In her testimony to Congress, Gibson highlighted the fact that the US has lost much of its ability to produce basic drugs. For example, the last manufacturing plant to make penicillin in the US closed down in 2004.
Even India, the largest manufacturer of generic drugs, could be vulnerable to supply shortages of APIs from China.
Indian generics makers like Cipla built a large pharmaceuticals industry that was instrumental in lowering the cost of HIV drugs around the world. In the process, India became the single biggest importer of Chinese APIs. Indian generic drugs manufacturers depend on China for 80 percent of their APIs and chemical intermediates, Gibson said.
But even before the latest viral outbreak, health regulators both at home and abroad have been concerned about China-made pharmaceuticals.
In 2018, the European Union raised the alarm over valsartan, the active ingredient in medicines used to treat high blood pressure and reduce complications such as heart attack and stroke.
The European Medicines Agency said it was reviewing drugs containing the ingredient made by a Chinese firm, Zhejiang Huahai Pharmaceuticals, because the regulator had detected traces of an impurity, N-nitrosodimethylamine (NDMA), classified as a probable cancer-causing substance.
That was after the US Food and Drug Administration sent the company a warning letter, also because it had found NDMA in the company’s product.
Zhejiang Huahai said in a December 2018 statement that it is “taking every step to ensure [its] products remain safe, therapeutically effective, and meet the highest standards.”
But China’s pharmaceutical industry suffered a big blow to its reputation among overseas buyers following that incident.
It has also been on the receiving end of public anger at home following cases of tainted medicines.

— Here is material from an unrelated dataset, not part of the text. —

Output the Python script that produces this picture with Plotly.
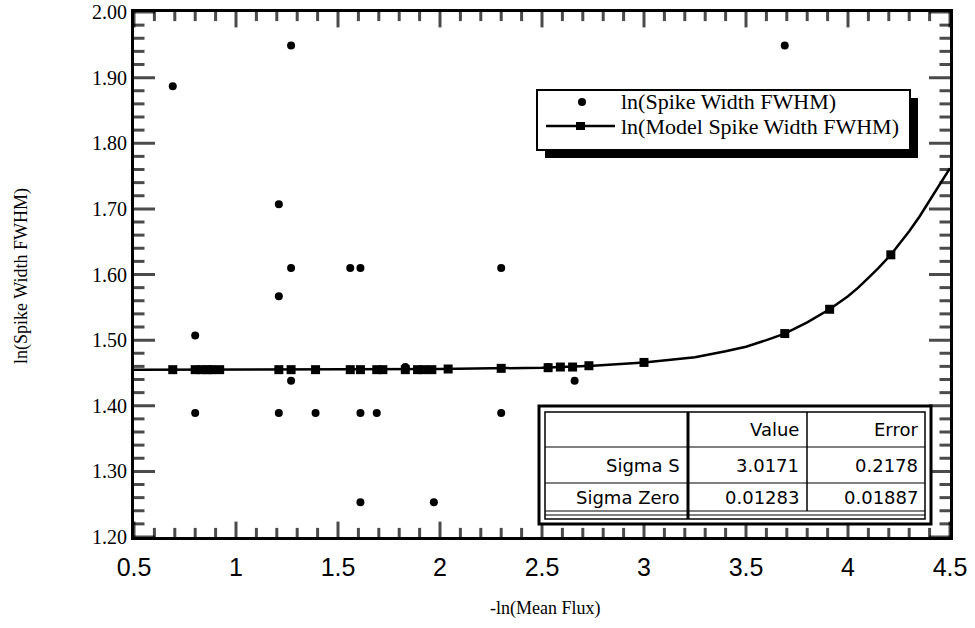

Also in 2018, Chinese regulators halted production of a rabies vaccine made by Changchun Changsheng Life Sciences Ltd after finding fabricated records and other problems during an inspection.
Premier Li Keqiang slammed the company for having crossed a moral red line and called for swift action.
“We will resolutely crack down on illegal and criminal acts that endanger the safety of peoples’ lives, resolutely punish lawbreakers according to the law, and resolutely and severely criticise dereliction of duty in supervision,” Li said in a statement.
These cases occurred despite government measures to improve quality.
In 2016, China put in place revised good manufacturing practice guidelines to meet international standards.
Many manufacturers of APIs in China have since been inspected by European and US authorities and have demonstrated compliance with international standards for production in compliance, Scott Wheelwright, cofounder of China-based pharmaceutical consultancy firm Complya Asia, told Al Jazeera.
The CFR’s Huang estimates that the measures implemented in 2016 could result in roughly half of China’s 2,900 small and “often low-quality” domestic drugmakers closing shop.
But even with the highest safety standards, China’s surviving drug firms are now facing yet another crisis that could test their resilience, as the coronavirus stalks the country.